= Suzanne Pagé =

French curator and museum director (born 1941)

Suzanne Pagé (born in 1941 in Brittany) is a French curator and museum director. She is currently the artistic director of the Louis Vuitton Foundation for Creation in Paris.

==Career==

===Musée d'Art Moderne de la Ville de Paris===
In 1973 Pagé began to run the ARC (Animation/Research/Confrontation) research and exhibition area within the Musée d'Art Moderne de la Ville de Paris. Pagé became the director of the Musée d'Art Moderne de la Ville de Paris in Paris in 1988, a position she held until 2007 when she was succeeded by Fabrice Hergott.

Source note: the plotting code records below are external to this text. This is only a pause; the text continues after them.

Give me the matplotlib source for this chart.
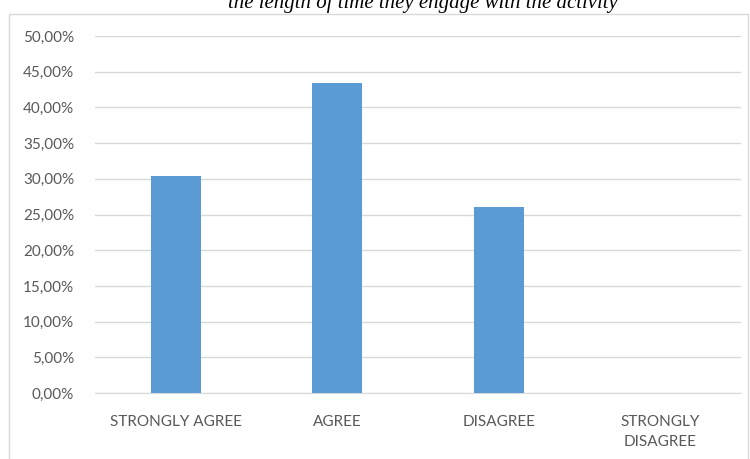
import matplotlib.pyplot as plt
from matplotlib.patches import Rectangle
from matplotlib.ticker import FuncFormatter

# Survey responses (share of respondents)
categories = ["STRONGLY AGREE", "AGREE", "DISAGREE", "STRONGLY\nDISAGREE"]
shares = [0.3043, 0.4348, 0.2609, 0.0]
title = "the length of time they engage with the activity"

fig = plt.figure(figsize=(7.5, 4.59), dpi=100)

# outer chart frame
fig.patches.append(Rectangle((9 / 750, -0.05), 739 / 750, 1.05 - 14 / 459,
                             transform=fig.transFigure, fill=False,
                             edgecolor="#d9d9d9", linewidth=1))

fig.text(423 / 750, 1 - 8 / 459, title, ha="center", va="baseline",
         fontsize=15, style="italic", family="Liberation Serif", color="#000000")

ax = fig.add_axes([95 / 750, 1 - 393 / 459, 646 / 750, 357 / 459])
x = range(len(categories))
ax.bar(x, shares, width=0.31, color="#5b9bd5", zorder=3)

ax.set_xlim(-0.5, len(categories) - 0.5)
ax.set_ylim(0, 0.5)
ax.set_yticks([i * 0.05 for i in range(11)])
ax.yaxis.set_major_formatter(FuncFormatter(lambda v, _: f"{v * 100:.2f}%".replace(".", ",")))
ax.set_xticks(list(x))
ax.set_xticklabels(categories, linespacing=1.55)

ax.grid(axis="y", color="#d9d9d9", linewidth=1, zorder=0)
for side in ["top", "right", "left"]:
    ax.spines[side].set_visible(False)
ax.spines["bottom"].set_color("#d9d9d9")
ax.tick_params(length=0, labelsize=11, labelcolor="#595959")
ax.tick_params(axis="y", pad=15)
ax.tick_params(axis="x", pad=16)
for lbl in ax.get_xticklabels() + ax.get_yticklabels():
    lbl.set_family("Lato")

fig.savefig("out.png", dpi=100)
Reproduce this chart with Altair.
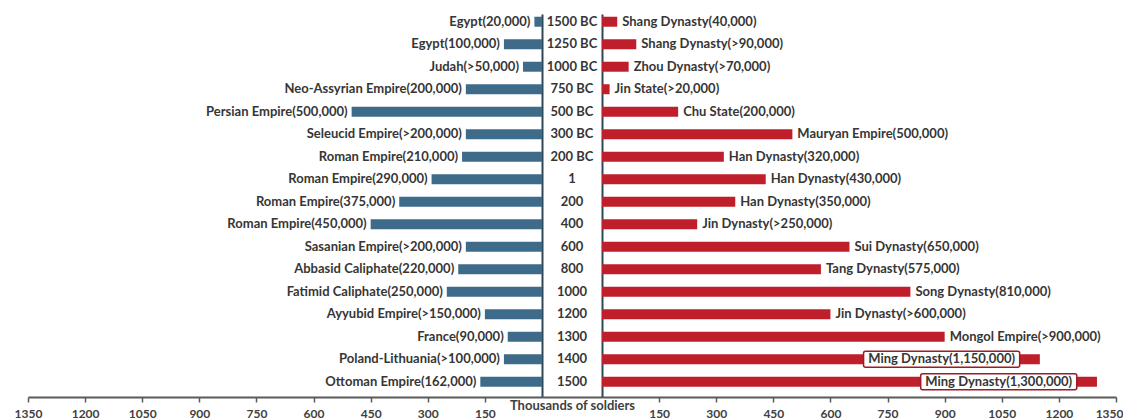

===Louis Vuitton Foundation for Creation===
In 2006 Pagé was appointed as the artistic director of Louis Vuitton Foundation for Creation. The Foundation will exhibit artworks from the LVMH collection alongside contemporary temporary exhibitions. The Foundation is located in the Bois de Boulogne in Paris and was designed by the architect Frank Gehry. The Foundation is due to open to the public in the fall of 2014.

==Recognition==
In 2008 Pagé was awarded the Art Cologne Prize.

In 2014 Pagé was listed as one of the Most Influential Women in the European Art World by Artnet.